Le même jour de l’annonce, Greenpeace et le groupe de pression 350.org ont salué cette initiative. « C’est un moment décisif et le Guardian doit être applaudi pour cette initiative audacieuse visant à mettre fin à la légitimité des combustibles fossiles », déclarait Mel Evans, responsable des actions pour le climat de Greenpeace en Grande Bretagne.

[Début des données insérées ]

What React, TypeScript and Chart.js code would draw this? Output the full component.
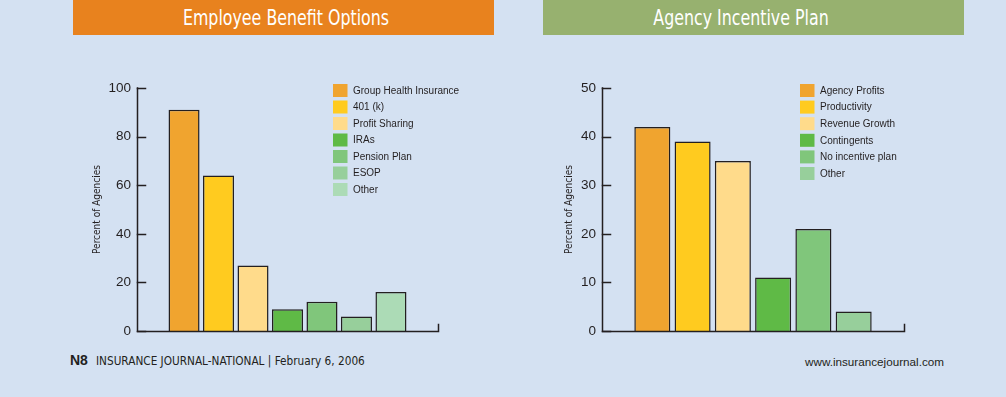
import React, { useEffect, useRef } from "react";
import { Chart, registerables } from "chart.js";

Chart.register(...registerables);

// ---------- data ----------
const benefitLabels = [
  "Group Health Insurance",
  "401 (k)",
  "Profit Sharing",
  "IRAs",
  "Pension Plan",
  "ESOP",
  "Other",
];
const benefitValues = [91, 64, 27, 9, 12, 6, 16];
const benefitColors = ["#f0a42f", "#ffcb1f", "#ffdb8b", "#5fba46", "#80c67b", "#97cf9b", "#acdbb6"];
const benefitTicks = [0, 20, 40, 60, 80, 100];

const incentiveLabels = [
  "Agency Profits",
  "Productivity",
  "Revenue Growth",
  "Contingents",
  "No incentive plan",
  "Other",
];
const incentiveValues = [42, 39, 35, 11, 21, 4];
const incentiveColors = ["#f0a42f", "#ffcb1f", "#ffdb8b", "#5fba46", "#80c67b", "#97cf9b"];
const incentiveTicks = [0, 10, 20, 30, 40, 50];

const yAxisTitle = "Percent of Agencies";
const leftTitle = "Employee Benefit Options";
const rightTitle = "Agency Incentive Plan";

const BG = "#d4e1f2";
const INK = "#231f20";
const NARROW = '"DejaVu Sans Condensed", "Liberation Sans", sans-serif';
const SANS = '"Liberation Sans", Arial, sans-serif';

type Cfg = {
  labels: string[];
  values: number[];
  colors: string[];
  ticks: number[];
  width: number;
  height: number;
  padLeft: number;
  padTop: number;
  padRight: number;
  padBottom: number;
  barPct: number;
  catPct: number;
  legendX: number;
  legendY: number;
  legendStep: number;
  titlePad: number;
};

function BarChart({ cfg }: { cfg: Cfg }) {
  const ref = useRef<HTMLCanvasElement | null>(null);
  useEffect(() => {
    if (!ref.current) return;
    const decor = {
      id: "decor",
      afterDatasetsDraw(chart: any) {
        const ctx = chart.ctx;
        const ca = chart.chartArea;
        const ys = chart.scales.y;
        const L = Math.round(ca.left) + 0.5;
        const B = Math.round(ca.bottom) + 0.5;
        ctx.save();
        ctx.strokeStyle = INK;
        ctx.lineWidth = 1.5;
        ctx.lineCap = "square";
        // axes
        ctx.beginPath();
        ctx.moveTo(L, Math.round(ca.top));
        ctx.lineTo(L, B);
        ctx.lineTo(Math.round(ca.right) + 0.5, B);
        ctx.lineTo(Math.round(ca.right) + 0.5, B - 7);
        ctx.stroke();
        // inward ticks on y axis
        ys.ticks.forEach((t: any) => {
          const py = Math.round(ys.getPixelForValue(t.value)) + 0.5;
          ctx.beginPath();
          ctx.moveTo(L, py);
          ctx.lineTo(L + 8, py);
          ctx.stroke();
        });
        // legend
        ctx.font = "10px " + SANS;
        ctx.textBaseline = "middle";
        chart.data.datasets.forEach((ds: any, i: number) => {
          const cy = cfg.legendY + i * cfg.legendStep;
          ctx.fillStyle = ds.backgroundColor;
          ctx.fillRect(cfg.legendX, cy - 6.5, 14.5, 13);
          ctx.fillStyle = INK;
          ctx.fillText(ds.label, cfg.legendX + 20, cy + 0.5);
        });
        ctx.restore();
      },
    };
    const chart = new Chart(ref.current, {
      type: "bar",
      data: {
        labels: [""],
        datasets: cfg.labels.map((l, i) => ({
          label: l,
          data: [cfg.values[i]],
          backgroundColor: cfg.colors[i],
          borderColor: INK,
          borderWidth: 1.5,
          barPercentage: cfg.barPct,
          categoryPercentage: cfg.catPct,
        })),
      },
      options: {
        responsive: false,
        animation: false,
        devicePixelRatio: 1,
        layout: { padding: { left: 0, top: cfg.padTop, right: cfg.padRight, bottom: 0 } },
        plugins: { legend: { display: false }, tooltip: { enabled: false }, title: { display: false } },
        scales: {
          x: {
            offset: true,
            ticks: { display: false },
            grid: { display: false, drawTicks: false },
            border: { display: false },
            afterFit: (s: any) => {
              s.height = cfg.padBottom;
            },
          },
          y: {
            min: cfg.ticks[0],
            max: cfg.ticks[cfg.ticks.length - 1],
            afterBuildTicks: (s: any) => {
              s.ticks = cfg.ticks.map((v) => ({ value: v }));
            },
            ticks: {
              color: INK,
              padding: 6,
              font: { family: SANS, size: 13.5 },
            },
            grid: { display: false, drawTicks: false },
            border: { display: false },
            title: {
              display: true,
              text: yAxisTitle,
              color: INK,
              font: { family: NARROW, size: 10 },
              padding: { top: cfg.titlePad, bottom: 0 },
            },
            afterFit: (s: any) => {
              s.width = cfg.padLeft;
            },
          },
        },
      },
      plugins: [decor],
    } as any);
    return () => chart.destroy();
  }, [cfg]);
  return <canvas ref={ref} width={cfg.width} height={cfg.height} style={{ display: "block", width: cfg.width, height: cfg.height }} />;
}

const leftCfg: Cfg = {
  labels: benefitLabels,
  values: benefitValues,
  colors: benefitColors,
  ticks: benefitTicks,
  width: 440,
  height: 290,
  padLeft: 77,
  padTop: 28,
  padRight: 440 - 378,
  padBottom: 19,
  barPct: 0.9,
  catPct: 0.802,
  legendX: 273,
  legendY: 30.5,
  legendStep: 16.5,
  titlePad: 31,
};
const rightCfg: Cfg = {
  labels: incentiveLabels,
  values: incentiveValues,
  colors: incentiveColors,
  ticks: incentiveTicks,
  width: 450,
  height: 290,
  padLeft: 72,
  padTop: 28,
  padRight: 450 - 374,
  padBottom: 19,
  barPct: 0.895,
  catPct: 0.8,
  legendX: 270,
  legendY: 30.5,
  legendStep: 16.6,
  titlePad: 33,
};

export default function App() {
  useEffect(() => {
    document.body.style.margin = "0";
  }, []);
  const banner = (x: number, w: number, color: string, text: string, cx: number) => (
    <div
      style={{
        position: "absolute",
        left: x,
        top: 0,
        width: w,
        height: 35,
        background: color,
      }}
    >
      <div
        style={{
          position: "absolute",
          left: cx - x,
          top: 0,
          transform: "translateX(-50%) scaleX(0.8)",
          color: "#fff",
          fontFamily: NARROW,
          fontSize: 22,
          lineHeight: "35px",
          whiteSpace: "nowrap",
        }}
      >
        {text}
      </div>
    </div>
  );
  return (
    <div style={{ position: "absolute", left: 0, top: 0, width: 1006, height: 397, background: BG, overflow: "hidden" }}>
      {banner(73, 421, "#e8821e", leftTitle, 285.5)}
      {banner(543, 421, "#97b16f", rightTitle, 741)}
      <div style={{ position: "absolute", left: 60, top: 60 }}>
        <BarChart cfg={leftCfg} />
      </div>
      <div style={{ position: "absolute", left: 530, top: 60 }}>
        <BarChart cfg={rightCfg} />
      </div>
      <div
        style={{
          position: "absolute",
          left: 70,
          top: 352,
          fontFamily: SANS,
          fontSize: 14,
          fontWeight: "bold",
          color: INK,
          whiteSpace: "nowrap",
        }}
      >
        N8
      </div>
      <div
        style={{
          position: "absolute",
          left: 96,
          top: 353,
          fontFamily: NARROW,
          fontSize: 13,
          color: INK,
          whiteSpace: "nowrap",
          transform: "scaleX(0.9)",
          transformOrigin: "left top",
        }}
      >
        {"INSURANCE JOURNAL-NATIONAL |  February 6, 2006"}
      </div>
      <div
        style={{
          position: "absolute",
          left: 805,
          top: 355,
          fontFamily: SANS,
          fontSize: 11.7,
          color: INK,
          whiteSpace: "nowrap",
        }}
      >
        www.insurancejournal.com
      </div>
    </div>
  );
}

« Les entreprises pétrolières et gazières se retrouvent désormais aux côtés des compagnies de tabac comme des entreprises qui nuisent la santé et le bien-être de toute personne sur cette planète », continua-t-elle. De même façon que le dossier de The Guardian, Mme Evans rappelait aussi que ces « géants des combustibles fossiles » avaient réalisé des campagnes de publicité « green wash » pendant que « 97% de leur chiffre d’affaires » se trouvait « dans le pétrole et le gaz ». « Les médias, les organisations artistiques et sportives doivent maintenant suivre cet exemple et mettre fin à la publicité et au parrainage des entreprises des énergies fossiles », elle rajouta.
L’année dernière fut marquée par une suite de protestes au Royaume-Uni demandant aux différentes organisations artistiques de couper ses liens avec les compagnies pétrolières. En février, des manifestations au British Museum réclamaient le rôle de BP dans la crise climatique. Plus tard, en juin, plusieurs artistes britanniques, dont Anish Kapoor et Antony Gormley ont demandé à la National Portrait Gallery, une des grandes institutions d’art dans ce pays, de terminer son partenariat avec BP. Plus tard, Mark Rylance, reconnu acteur du théâtre britannique, démissionnait de son poste à la Royal Shakespeare Company dû aux liens de l’institution avec la même entreprise pétrolière. L’avalanche de pression qui suivit ce mouvement a forcé la compagnie de théâtre à quitter ses accords financiers avec l’ancienne British Petroleum.
Déjà en 2017, le Tate Museum décidait rompre avec l’industrie du pétrole, lors d’une série de manifestations réalisées aux portes du bâtiment londinen. À l’époque, les responsables de BP ont justifié la fin de ses accords financiers avec le Tate argumentant que la compagnie se trouvait au milieu d’un « contexte commercial extrêmement difficile ». D’autres musées auraient aussi coupé ses partenariats avec l’industrie des combustibles fossiles (comme le Field Museum de Chicago) mais ce fut le Musée national d’histoire naturelle de New York qui annonçait en grande pompe une réduction de ses liens, en 2016.
Ces dernières années, d’autres organisations ont été remises en question pour ses partenariats avec les entreprises pétrolières et gazières. Récemment, des appels au changement des approches financières ont été faits au Musée d’histoire du Canada et même les géants informatiques Google, Amazon et Microsoft on tous passé des moments de tension lors d’une série de demandes de ses employés pour couper ses liens avec les entreprises du « big oil ». Néanmoins, ces partenariats seraient assurés par des accords dans le numérique qui dépassent les 20 milliards de dollars, ce qui pourrait aider à expliquer les déclarations de Jeff Bezos, PDG d’Amazon, qui argumente qu’il faut « aider » les compagnies pétrolières « au lieu de les diffamer ».